The Lungi Foundation is an organisation close to my heart. I deal with primary schools in KZN, Soweto, Thokoza, Joburg, Pretoria and Midrand. I was invited back home to give a talk and my heart broke when I saw such a huge gap from the urban areas to the homelands. These poor kids were severely disadvantaged. The education system, the books and the schools facilities were not up to standard. When I spoke to the kids I was teary-eyed because I thought to myself, is this what the youth of 76 fought for or have we become so selfish? The one thing the school asked me to assist with are books. The school was in desperate need of reading books. I googled companies which can assist and I got a hold of a company called Biblionef and they supplied us with books. In total I would with 20 primary schools and 10 high schools. I also have a project with Gift of the givers; we supply children with meals to eat to take home. My biggest project for 2017 is called Choma and I deal with primary school girls, we talk about social issues and the problems young girls face.
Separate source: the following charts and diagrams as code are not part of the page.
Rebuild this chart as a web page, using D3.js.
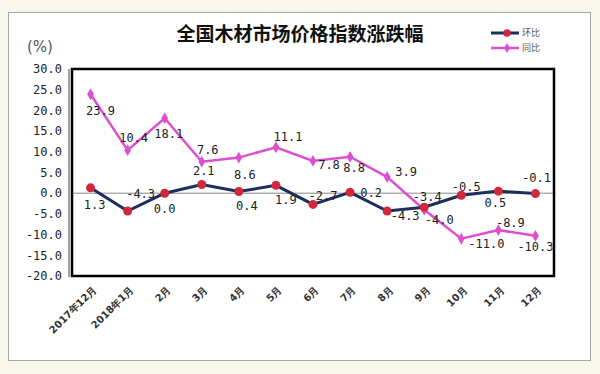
<!DOCTYPE html>
<html>
<head>
<meta charset="utf-8">
<script src="https://cdn.jsdelivr.net/npm/d3@7"></script>
<style>
  html, body { margin: 0; padding: 0; background: #f7f7ec; }
  svg { display: block; }
</style>
</head>
<body>
<div id="chart"></div>
<script>
// data
const months = ["2017年12月", "2018年1月", "2月", "3月", "4月", "5月", "6月", "7月", "8月", "9月", "10月", "11月", "12月"];
const huanbi = [1.3, -4.3, 0.0, 2.1, 0.4, 1.9, -2.7, 0.2, -4.3, -3.4, -0.5, 0.5, -0.1];   // 环比
const tongbi = [23.9, 10.4, 18.1, 7.6, 8.6, 11.1, 7.8, 8.8, 3.9, -4.0, -11.0, -8.9, -10.3]; // 同比
const yTicks = [30, 25, 20, 15, 10, 5, 0, -5, -10, -15, -20];

// label nudges (dx, dy from the point), set by hand like in the original
const huanbiLab = [[4,17],[13,-17],[0,16],[2,-14],[8,14],[10,14],[10,-9],[21,0],[18,5],[3,-10],[5,-8],[-3,12],[1,-16]];
const tongbiLab = [[10,17],[6,-12],[4,16],[6,-12],[6,17],[12,-10],[16,4],[4,11],[19,-5],[15,10],[25,5],[12,-7],[0,11]];

const W = 600, H = 374;
const plot = {left: 72, right: 554, top: 69, bottom: 276};

const svg = d3.select("#chart").append("svg")
    .attr("width", W)
    .attr("height", H);

// white panel
svg.append("rect")
    .attr("x", 8.5).attr("y", 12.5)
    .attr("width", 582).attr("height", 348)
    .attr("fill", "#fff")
    .attr("stroke", "#a8a8a8");

const x = d3.scalePoint()
    .domain(months)
    .range([plot.left, plot.right])
    .padding(0.5);

const y = d3.scaleLinear()
    .domain([-20, 30])
    .range([plot.bottom, plot.top]);

// title
svg.append("text")
    .attr("x", 300).attr("y", 41)
    .attr("text-anchor", "middle")
    .style("font-family", "'Noto Sans CJK SC', sans-serif")
    .style("font-size", "19px")
    .style("font-weight", "bold")
    .attr("fill", "#111")
    .text("全国木材市场价格指数涨跌幅");

svg.append("text")
    .attr("x", 27).attr("y", 52)
    .style("font-family", "'DejaVu Sans', sans-serif")
    .style("font-size", "15px")
    .attr("fill", "#555")
    .text("(%)");

// y axis labels
svg.append("g")
    .selectAll("text")
    .data(yTicks)
    .enter().append("text")
        .attr("x", 62)
        .attr("y", d => y(d))
        .attr("dy", "0.35em")
        .attr("text-anchor", "end")
        .style("font-family", "'DejaVu Sans Mono', monospace")
        .style("font-size", "12px")
        .attr("fill", "#222")
        .text(d => d.toFixed(1));

// zero line
svg.append("line")
    .attr("x1", plot.left).attr("x2", plot.right)
    .attr("y1", y(0)).attr("y2", y(0))
    .attr("stroke", "#888")
    .attr("stroke-width", 1);

// plot frame
svg.append("rect")
    .attr("x", plot.left).attr("y", plot.top)
    .attr("width", plot.right - plot.left)
    .attr("height", plot.bottom - plot.top)
    .attr("fill", "none")
    .attr("stroke", "#000")
    .attr("stroke-width", 2.5);
svg.append("line")
    .attr("x1", plot.left - 3).attr("x2", plot.left - 3)
    .attr("y1", plot.top).attr("y2", plot.bottom + 1)
    .attr("stroke", "#444")
    .attr("stroke-width", 1);

// x labels
svg.append("g")
    .selectAll("text")
    .data(months)
    .enter().append("text")
        .attr("transform", d => `translate(${x(d) + 4},${plot.bottom + 12}) rotate(-45)`)
        .attr("text-anchor", "end")
        .attr("dy", "0.35em")
        .style("font-family", "'DejaVu Sans', sans-serif")
        .style("font-size", "10px")
        .style("font-weight", "bold")
        .attr("fill", "#333")
        .text(d => d);

const line = d3.line()
    .x((d, i) => x(months[i]))
    .y(d => y(d));

// 同比 series
svg.append("path")
    .datum(tongbi)
    .attr("d", line)
    .attr("fill", "none")
    .attr("stroke", "#dc4fcf")
    .attr("stroke-width", 2.5);
svg.append("g")
    .selectAll("path")
    .data(tongbi)
    .enter().append("path")
        .attr("d", d3.symbol(d3.symbolDiamond, 40))
        .attr("transform", (d, i) => `translate(${x(months[i])},${y(d)})`)
        .attr("fill", "#dc4fcf");

// 环比 series
svg.append("path")
    .datum(huanbi)
    .attr("d", line)
    .attr("fill", "none")
    .attr("stroke", "#1b2e5c")
    .attr("stroke-width", 3);
svg.append("g")
    .selectAll("circle")
    .data(huanbi)
    .enter().append("circle")
        .attr("cx", (d, i) => x(months[i]))
        .attr("cy", d => y(d))
        .attr("r", 4.5)
        .attr("fill", "#d2283c");

// data labels
function labels(values, offs) {
    svg.append("g")
        .selectAll("text")
        .data(values)
        .enter().append("text")
            .attr("x", (d, i) => x(months[i]) + offs[i][0])
            .attr("y", (d, i) => y(d) + offs[i][1])
            .attr("dy", "0.35em")
            .attr("text-anchor", "middle")
            .style("font-family", "'DejaVu Sans Mono', monospace")
            .style("font-size", "12px")
            .attr("fill", "#222")
            .text(d => d.toFixed(1));
}
labels(huanbi, huanbiLab);
labels(tongbi, tongbiLab);

// legend
const legend = [{key: "环比", color: "#1b2e5c", mark: "#d2283c", w: 3}, {key: "同比", color: "#dc4fcf", mark: "#dc4fcf", w: 2.5}];
const lg = svg.selectAll(".legend")
    .data(legend)
    .enter().append("g")
    .attr("class", "legend")
    .attr("transform", (d, i) => `translate(491,${33 + i * 15})`);
lg.append("line")
    .attr("x1", 0).attr("x2", 28)
    .attr("stroke", d => d.color)
    .attr("stroke-width", d => d.w);
lg.append("path")
    .attr("d", (d, i) => d3.symbol(i === 0 ? d3.symbolCircle : d3.symbolDiamond, i === 0 ? 45 : 30)())
    .attr("transform", "translate(16,0)")
    .attr("fill", d => d.mark);
lg.append("text")
    .attr("x", 31)
    .attr("dy", "0.35em")
    .style("font-family", "'Noto Sans CJK SC', sans-serif")
    .style("font-size", "9px")
    .attr("fill", "#555")
    .text(d => d.key);
</script>
</body>
</html>
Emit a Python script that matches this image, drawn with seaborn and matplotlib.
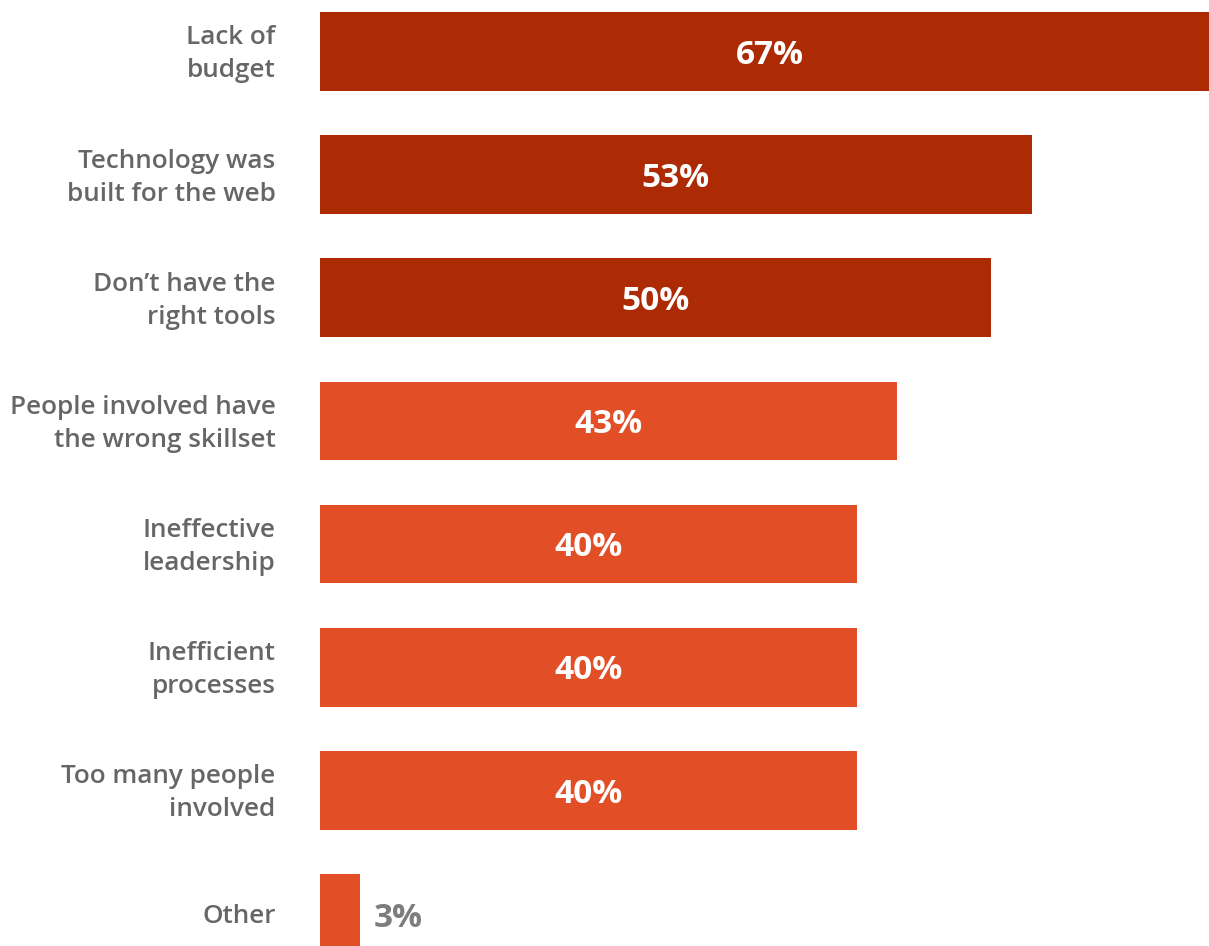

In a way we are encouraging girls to be proud of who they are, proud of being virgins. We are encouraging them to Choma.
It’s hard to get into the entertainment industry as a whole don’t expect to get everything on a silver platter. Don’t get into the game for the fame and if that’s what you are looking for you then you are in the wrong profession. You your God given talent whole heartedly and your day too shall come. I’ve failed more than once and I might fail again but I will never give up, never give up on your dreams and don’t ever loose that boy or girl that looks back at you in the mirror – never change who you are, always stay true to who you are.
As soon as I get home the accessories come off, I grab my wet wipe and wipe my makeup off. I’m a tom boy; I’m a jeans and sweater girl. I’m a gamer, i love playing on the PlayStation. I’m at peace when I’m with my daughter and family; that’s the Lungi behind closed doors.